Browse Works
Additional Information
'The stars, the seas' (2011) was commissioned by the Ulster Orchestra Society to commemorate the centenary of the sinking of the Titanic. The music falls into five broad sections, entitled Build, Launch, Forward, “No sun, no moon” and Towards the Horizon respectively.
While there was a strong temptation to make the music programmatic, I resisted this as much as possible so that, while there are still clear links between various sections and parts of the Titanic narrative, any sense of ‘telling a story’ is absent. In its place is a frieze-like structure where various scenes from the Titanic story have inspired a musical response. Therefore in Build, there is the sense of a structure coming together in busy, mechanistic, rather noisy music; Launch is, suitably, fanfare-like and briefly celebratory whereas Forward begins with a determined air which is soon replaced with - literally – a sinking feeling as the music drops through the tessituras to reach the lowest instrumental depths. “No sun, no moon” is a setting of a specially-commissioned poem from English poet Helen Pizzey, a beautifully evocative text which manages to be memorial without overdoing either melancholy or morbidity.
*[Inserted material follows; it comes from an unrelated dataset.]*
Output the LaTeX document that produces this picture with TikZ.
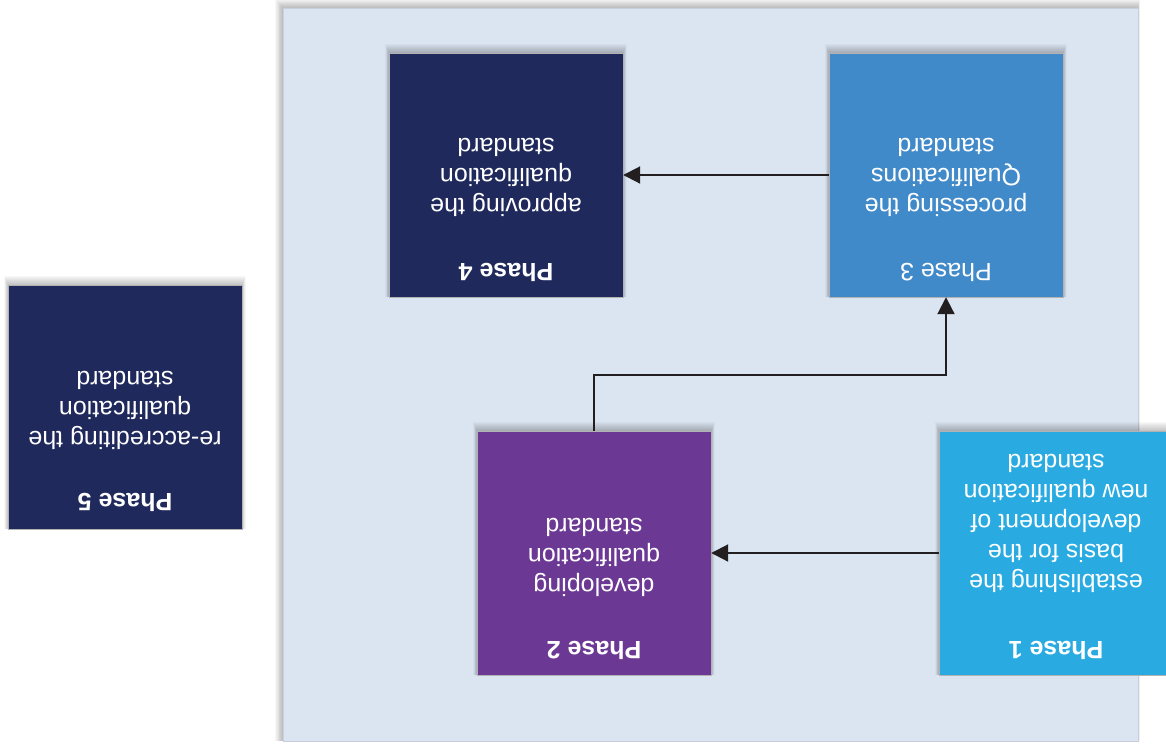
\documentclass[tikz,border=0pt]{standalone}
\usepackage{fontspec}
\setmainfont{Liberation Sans}
\usetikzlibrary{arrows.meta}
\definecolor{panelbg}{HTML}{DAE5F1}
\definecolor{panelln}{HTML}{C5D0DC}
\definecolor{navy}{HTML}{1F295C}
\definecolor{midblue}{HTML}{418AC9}
\definecolor{purple}{HTML}{6B3894}
\definecolor{skyblue}{HTML}{29ABE2}
\definecolor{arrowc}{HTML}{231F20}
\newcommand\mkshadow[4]{%
  \foreach \d in {1,...,9}{%
    \fill[black,opacity=0.028] (#1-\d*0.4,#2-\d) rectangle (#3+\d*0.4,#4);}}
\tikzset{
  phasebox/.style={rectangle,minimum width=234pt,minimum height=244pt,inner sep=0pt,draw=white!70!black,line width=0.4pt},
  phtitle/.style={rotate=180,text=white,font=\fontsize{25}{30}\selectfont\bfseries,inner sep=0pt},
  phbody/.style={rotate=180,text=white,align=center,font=\fontsize{25}{30}\selectfont,inner sep=0pt},
  arr/.style={draw=arrowc,line width=2pt,-{Triangle[length=17pt,width=17pt]}}
}
\begin{document}
\begin{tikzpicture}[x=1pt,y=-1pt]
\useasboundingbox (0,0) rectangle (1166,744);
% panel shadow
\foreach \d in {1,...,9}{%
  \fill[black,opacity=0.03] (283-\d*0.9,8-\d) rectangle (1138+\d*0.2,741);}
\fill[panelbg] (283,8) rectangle (1138,741);
\draw[panelln,line width=0.8pt] (283,8) rectangle (1138,741);
% box shadows
\mkshadow{389}{53}{623}{297}
\mkshadow{829}{53}{1063}{297}
\mkshadow{477}{431}{711}{675}
\mkshadow{939}{431}{1173}{675}
\mkshadow{8}{285}{242}{529}
% boxes
\node[phasebox,fill=navy] (p4) at (506,175) {};
\node[phasebox,fill=midblue] (p3) at (946,175) {};
\node[phasebox,fill=purple] (p2) at (594,553) {};
\node[phasebox,fill=skyblue] (p1) at (1056,553) {};
\node[phasebox,fill=navy] (p5) at (125,407) {};
% titles
\node[phtitle] (t4) at (506,272) {Phase 4};
\node[phtitle,font=\fontsize{25}{30}\selectfont] (t3) at (946,272) {Phase 3};
\node[phtitle] (t2) at (594,650) {Phase 2};
\node[phtitle] (t1) at (1056,650) {Phase 1};
\node[phtitle] (t5) at (125,502) {Phase 5};
% bodies
\node[phbody] (b4) at (506,177) {approving the\\qualification\\standard};
\node[phbody] (b3) at (946,177) {processing the\\Qualifications\\standard};
\node[phbody] (b2) at (594,557) {developing\\qualification\\standard};
\node[phbody] (b1) at (1056,523) {establishing the\\basis for the\\development of\\new qualification\\standard};
\node[phbody] (b5) at (125,410) {re-accrediting the\\qualification\\standard};
% connectors
\draw[arr] (p3.west) -- (p4.east);
\draw[arr] (p1.west) -- (p2.east);
\coordinate (elb) at (594,375);
\draw[arr] (p2.north) -- (elb) -| (p3.south);
\end{tikzpicture}
\end{document}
The final section, Towards the Horizon, was inspired by the idea that while the Titanic is physically at the bottom of the ocean, metaphorically it lives on in our minds, particularly for those of us who grew up in Northern Ireland where it is very much a part of the cultural and historical fabric. Therefore the music becomes active once again, stirring motifs from previous sections back into life as the ship sails on into the future.
'The stars, the seas' is dedicated to the memory of Claire Gilmer.